Take Scandium and Titanium, for instance, which in their neutral states have the configurations [Ar]3d1 4s2 and [Ar]3d2 4s2, respectively. Upon ionization, particularly when forming +3 ions, these elements lose their outermost 4s electrons first, and then the required number of 3d electrons to achieve a positive charge of +3. This process is crucial to understanding how these ions interact with light, as the presence or absence of 3d electrons affects the way they absorb and emit light.

Ionization is the process by which an atom or molecule acquires a positive or negative charge by gaining or losing electrons. For transition metals, the ionization process often includes the loss of 4s electrons before 3d electrons despite the 3d orbitals being filled first. This is due to the 4s electrons having a higher energy level compared to the 3d electrons once the atom is in its ground state.

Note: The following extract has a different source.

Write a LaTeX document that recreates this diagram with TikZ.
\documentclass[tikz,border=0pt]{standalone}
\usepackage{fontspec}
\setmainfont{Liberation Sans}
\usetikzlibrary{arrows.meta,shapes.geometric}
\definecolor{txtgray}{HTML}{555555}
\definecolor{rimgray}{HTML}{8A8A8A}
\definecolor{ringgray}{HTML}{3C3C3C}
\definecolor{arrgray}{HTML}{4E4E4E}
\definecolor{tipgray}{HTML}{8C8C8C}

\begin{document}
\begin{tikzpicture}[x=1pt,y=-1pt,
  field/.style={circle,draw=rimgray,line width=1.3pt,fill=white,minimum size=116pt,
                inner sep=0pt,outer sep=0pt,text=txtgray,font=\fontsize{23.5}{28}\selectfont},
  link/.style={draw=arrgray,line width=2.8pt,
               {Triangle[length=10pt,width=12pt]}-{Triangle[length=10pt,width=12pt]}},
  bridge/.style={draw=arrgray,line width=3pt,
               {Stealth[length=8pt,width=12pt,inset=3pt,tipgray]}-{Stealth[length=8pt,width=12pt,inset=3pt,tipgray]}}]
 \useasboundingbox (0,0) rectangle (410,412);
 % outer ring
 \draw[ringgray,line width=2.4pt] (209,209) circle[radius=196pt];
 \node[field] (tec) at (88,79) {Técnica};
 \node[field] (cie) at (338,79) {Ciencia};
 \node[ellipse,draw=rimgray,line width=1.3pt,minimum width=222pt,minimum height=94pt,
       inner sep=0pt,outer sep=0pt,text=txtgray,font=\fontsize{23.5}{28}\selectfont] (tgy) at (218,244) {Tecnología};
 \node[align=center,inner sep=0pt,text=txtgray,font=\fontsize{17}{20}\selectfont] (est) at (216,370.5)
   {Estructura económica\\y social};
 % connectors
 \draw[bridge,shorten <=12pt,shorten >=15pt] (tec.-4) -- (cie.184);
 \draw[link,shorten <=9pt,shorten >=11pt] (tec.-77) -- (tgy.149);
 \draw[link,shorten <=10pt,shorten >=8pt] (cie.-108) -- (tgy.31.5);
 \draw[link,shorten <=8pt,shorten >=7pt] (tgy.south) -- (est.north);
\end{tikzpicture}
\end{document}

The specific case of Sc^3+ and Ti^3+ illustrates this point. Scandium loses its three outermost electrons -- two from the 4s subshell and one from the 3d subshell. Titanium, on the other hand, loses two 4s electrons and just two of its 3d electrons. This difference in electron configuration post-ionization plays a pivotal role in the color manifestation of their compounds.

The color in compounds, especially those of transition metals, often stems from d-d electron transitions. These are transitions of an electron from one d-orbital to another within the same atom. In the context of Sc^3+ having a [Ar] configuration with no d electrons, there are no available d orbitals for such transitions; thus, no visible light is absorbed, rendering the compounds colorless.

Conversely, Ti^3+ retains a single d electron in its configuration ([Ar]3d1). This lone electron can be excited to a higher energy d orbital when the ion absorbs certain wavelengths of light. The wavelengths not absorbed are reflected or transmitted, and the compound appears colored as a result of this selective light absorption. This fascinating interplay between electron configuration and light interaction gives rise to the vivid and diverse colors of many transition metal compounds.